Mad Dog
Un garçon d’une dizaine d’années est ballotté entre ses parents séparés : sa mère enchaîne les mecs depuis qu’elle a quitté son père, et ce dernier rumine sa haine seul avec sa bouteille. Délaissé, instrumentalisé, impossible pour le gamin de trouver sa place et de déceler le peu d’amour qui reste chez ses épaves de géniteurs. Heureusement, on lui offre un chien, qui devient son confident, son ami, son frère… Et le réceptacle de sa colère.
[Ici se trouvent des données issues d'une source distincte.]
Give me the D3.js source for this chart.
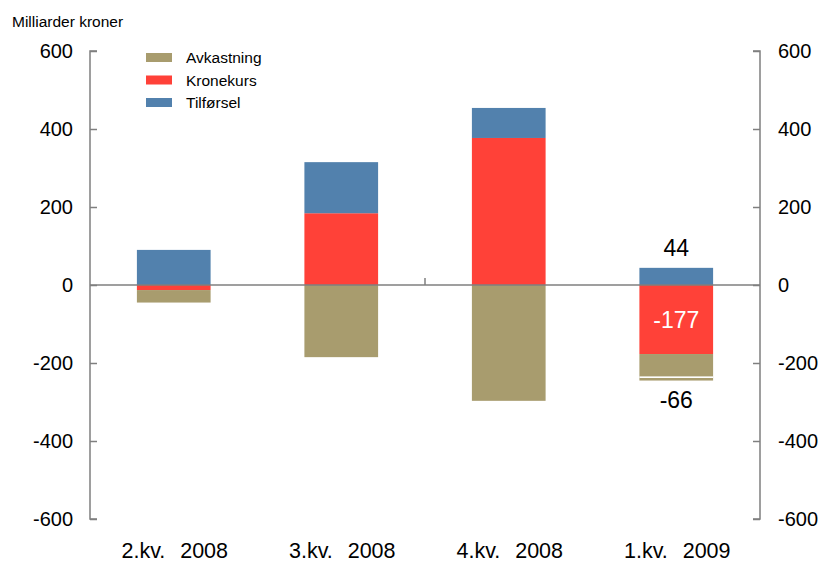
<!DOCTYPE html>
<html><head><meta charset="utf-8">
<script src="https://cdn.jsdelivr.net/npm/d3@7"></script>
<style>body{margin:0;background:#fff}svg{display:block;font-family:"Liberation Sans",Arial,sans-serif}</style>
</head><body><svg id="c" width="826" height="563"></svg>
<script>
const categories = ["2.kv.  2008","3.kv.  2008","4.kv.  2008","1.kv.  2009"];
const avkastning = [-32,-185,-297,-58];
const avkastningRest = [0,0,0,-10];
const kronekurs = [-13,184,377,-177];
const tilforsel = [90,131,77,44];
const yTicks = [-600,-400,-200,0,200,400,600];
const barLabels = [{cat:3, text:"44", pos:"top"},{cat:3,text:"-177",pos:"mid"},{cat:3,text:"-66",pos:"bottom"}];
const legendItems = ["Avkastning","Kronekurs","Tilførsel"];
const colors = {Avkastning:"#a89c6e", Kronekurs:"#ff4138", "Tilførsel":"#5281ad"};

const svg = d3.select("#c");
const L = 90, R = 760, T = 51, B = 519;
const x = d3.scaleBand().domain(categories).range([L,R]).paddingInner(0.56).paddingOuter(0.28);
const y = d3.scaleLinear().domain([-600,600]).range([B,T]);

const segs = [];
categories.forEach((c,i)=>{
  let pos = 0, neg = 0;
  const order = [["Kronekurs",kronekurs[i]],["Tilførsel",tilforsel[i]],["Avkastning",avkastning[i]],["Avkastning",avkastningRest[i]]];
  order.forEach(([k,v],j)=>{
    if(v===0) return;
    let y0,y1;
    if(v>0){y0=pos;y1=pos+v;pos=y1;} else {y0=neg;y1=neg+v;neg=y1;}
    segs.push({c,k,y0,y1,rest:j===3});
  });
});

svg.append("g").selectAll("rect").data(segs).join("rect")
  .attr("x",d=>x(d.c)).attr("width",x.bandwidth())
  .attr("y",d=>y(Math.max(d.y0,d.y1))).attr("height",d=>Math.abs(y(d.y0)-y(d.y1)))
  .attr("fill",d=>colors[d.k]);
svg.append("g").selectAll("line").data(segs.filter(d=>d.rest)).join("line")
  .attr("x1",d=>x(d.c)).attr("x2",d=>x(d.c)+x.bandwidth())
  .attr("y1",d=>y(d.y0)+0.6).attr("y2",d=>y(d.y0)+0.6)
  .attr("stroke","#fff").attr("stroke-width",1.3);

const axisColor = "#7f7f7f";
const la = svg.append("g").attr("transform",`translate(${L},0)`)
  .call(d3.axisRight(y).tickValues(yTicks).tickSize(7).tickFormat(""));
const ra = svg.append("g").attr("transform",`translate(${R},0)`)
  .call(d3.axisLeft(y).tickValues(yTicks).tickSize(7).tickFormat(""));
[la,ra].forEach(g=>{g.select(".domain").attr("stroke",axisColor).attr("stroke-width",1.5).attr("d",`M${g===la?7:-7},${T}H0V${B}H${g===la?7:-7}`);
  g.selectAll(".tick line").attr("stroke",axisColor).attr("stroke-width",1.5);});
svg.append("g").selectAll("text").data(yTicks).join("text")
  .attr("x",73).attr("y",d=>y(d)).attr("dy","0.36em").attr("text-anchor","end")
  .attr("font-size",20).attr("fill","#000").text(d=>d);
svg.append("g").selectAll("text").data(yTicks).join("text")
  .attr("x",778).attr("y",d=>y(d)).attr("dy","0.36em").attr("text-anchor","start")
  .attr("font-size",20).attr("fill","#000").text(d=>d);

svg.append("line").attr("x1",L).attr("x2",R).attr("y1",y(0)).attr("y2",y(0))
  .attr("stroke",axisColor).attr("stroke-width",1.5);
const midTick = (x(categories[1])+x.bandwidth()+x(categories[2]))/2;
svg.append("line").attr("x1",midTick).attr("x2",midTick).attr("y1",y(0)).attr("y2",y(0)-7)
  .attr("stroke",axisColor).attr("stroke-width",1.5);

svg.append("g").selectAll("text").data(categories).join("text")
  .attr("x",d=>x(d)+x.bandwidth()/2+1).attr("y",557.5).attr("text-anchor","middle")
  .attr("font-size",21.5).attr("word-spacing",1.5).attr("fill","#000").style("white-space","pre").attr("xml:space","preserve").text(d=>d);

svg.append("text").attr("x",12).attr("y",27).attr("font-size",15.5).attr("fill","#000").text("Milliarder kroner");

const lg = svg.append("g");
legendItems.forEach((k,i)=>{
  lg.append("rect").attr("x",146).attr("y",53+i*22.5).attr("width",26).attr("height",9).attr("fill",colors[k]);
  lg.append("text").attr("x",186).attr("y",57.5+i*22.5).attr("dy","0.36em").attr("font-size",15.5).attr("fill","#000").text(k);
});

const c3 = categories[3];
const cx = x(c3)+x.bandwidth()/2;
const topVal = kronekurs[3]>0?kronekurs[3]+tilforsel[3]:tilforsel[3];
const negBottom = Math.min(0,kronekurs[3])+avkastning[3]+avkastningRest[3];
barLabels.forEach(b=>{
  let yy, fill="#000";
  if(b.pos==="top") yy = y(topVal)-20;
  else if(b.pos==="mid"){ yy = y(kronekurs[3]/2); fill="#fff"; }
  else yy = y(negBottom)+19;
  svg.append("text").attr("x",cx).attr("y",yy).attr("dy","0.36em").attr("text-anchor","middle")
    .attr("font-size",23).attr("fill",fill).text(b.text);
});
</script></body></html>
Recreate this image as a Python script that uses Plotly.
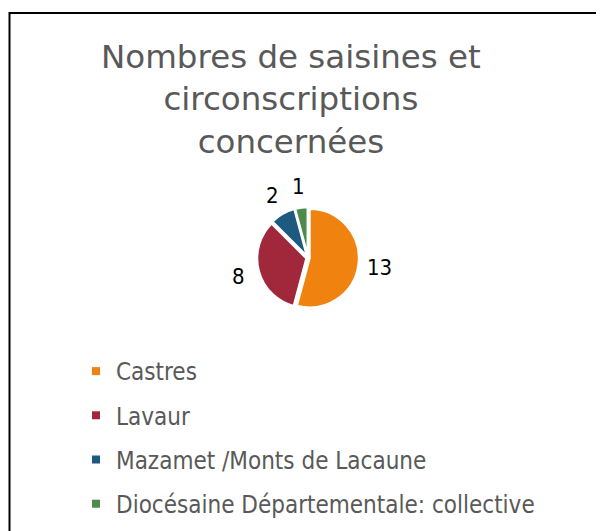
import math
import plotly.graph_objects as go

labels = ["Castres", "Lavaur", "Mazamet /Monts de Lacaune", "Diocésaine Départementale: collective"]
values = [13, 8, 2, 1]
colors = ["#F0820F", "#A0283A", "#1D5A80", "#4E8A4A"]
title = "Nombres de saisines et<br>circonscriptions<br>concernées"

W, H = 604, 531
OFF = 8  # page body margin
FONT = "DejaVu Sans"
FONT_C = "DejaVu Sans Condensed"

fig = go.Figure()

cx, cy, r = 308 - OFF, 258 - OFF, 51
pull = 0.03
fig.add_trace(go.Pie(
    labels=labels, values=values, sort=False, direction="clockwise", rotation=0,
    marker=dict(colors=colors, line=dict(color="white", width=2.5)),
    pull=[pull] * len(values),
    textinfo="none",
    domain=dict(x=[(cx - r) / W, (cx + r) / W], y=[(H - cy - r) / H, (H - cy + r) / H]),
    showlegend=False, hoverinfo="label+value",
))

# value labels outside each slice, placed at the slice's mid-angle
total = sum(values)
label_r = 72
cum = 0
annotations = []
for v in values:
    mid = (cum + v / 2) / total * 2 * math.pi
    cum += v
    px = cx + label_r * math.sin(mid)
    py = cy - label_r * math.cos(mid)
    annotations.append(dict(
        x=px / W, y=1 - py / H, xref="paper", yref="paper", text=str(v),
        showarrow=False, xanchor="center", yanchor="middle",
        font=dict(family=FONT_C, size=22, color="black"),
    ))

annotations.append(dict(
    x=(291 - OFF) / W, y=1 - 28 / H, xref="paper", yref="paper", text=title,
    showarrow=False, xanchor="center", yanchor="top", align="center",
    font=dict(family=FONT, size=32.5, color="#595959"),
))

for i, (lab, col) in enumerate(zip(labels, colors)):
    fig.add_trace(go.Scatter(
        x=[None], y=[None], mode="markers", name=lab, legendgroup=f"g{i}",
        marker=dict(symbol="square", size=8, color=col),
    ))

fig.update_layout(
    width=W, height=H,
    margin=dict(l=0, r=0, t=0, b=0),
    paper_bgcolor="white", plot_bgcolor="white",
    xaxis=dict(visible=False), yaxis=dict(visible=False),
    annotations=annotations,
    legend=dict(x=68 / W, xanchor="left", y=1 - 341 / H, yanchor="top",
                font=dict(family=FONT_C, size=24, color="#595959"),
                tracegroupgap=10, itemwidth=30, bgcolor="rgba(0,0,0,0)"),
    shapes=[dict(type="rect", xref="paper", yref="paper",
                 x0=(9.5 - OFF) / W, x1=1.05, y0=-0.05, y1=1 - (13 - OFF) / H,
                 line=dict(color="black", width=2), fillcolor="rgba(0,0,0,0)")],
)

fig.write_html("out.html")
Fable sur la réaction d’un enfant au divorce dur de ses parents, Mad Dog aligne d’abord les clichés dans une enfilade de scènes caricaturales, aux dialogues pauvres et vulgaires. Puis vient un vrai moment de grâce : une longue séquence onirique, muette, dans laquelle le héros prend la mer, part à l’aventure et trouve sa place dans le monde. Un chapitre aérien, surprenant, plein d’émotions. Mais il ne dure pas et la dernière partie replonge dans le sordide, à travers une mise en scène toute aussi lourde que dans les pages d’ouverture. Pour un final mi-touchant mi-niais. Bref, le scénario est bancal, alternant le prometteur et le poussif.
Mais le plus perturbant ici, dans le mauvais sens du terme, est l’usage de la couleur. On peut même dire que c’est un rare exemple où la mise en couleurs gâche totalement le dessin : clairement inspiré par Moebius, Victor Meijer s’appuie sur une ligne fine et expressive, un trait de plume élégant et vintage, qu’on peut apprécier d’ailleurs dans les suppléments de recherche graphique, en fin d’album. Hélas, le dessin est noyé, étouffé sous un torrent de bleu, de rose et de violet, en aplats bouchés, en dégradés baveux, en effets de lumière peu inspirés. Rien ne respire, rien n’est mis en valeur par les teintes, ni les ambiances, ni les visages, ni les mots. Et ce choix donne à l’ensemble une apparence amateure ou dépassée, alors que l’auteur a vrai coup de crayon. Même si elle n’aurait rien changé à un scénario mal conçu, une version noir et blanc, avec des ombres ou des trames, aurait permis de donner quelque chose de plus aérien au projet. Tant pis.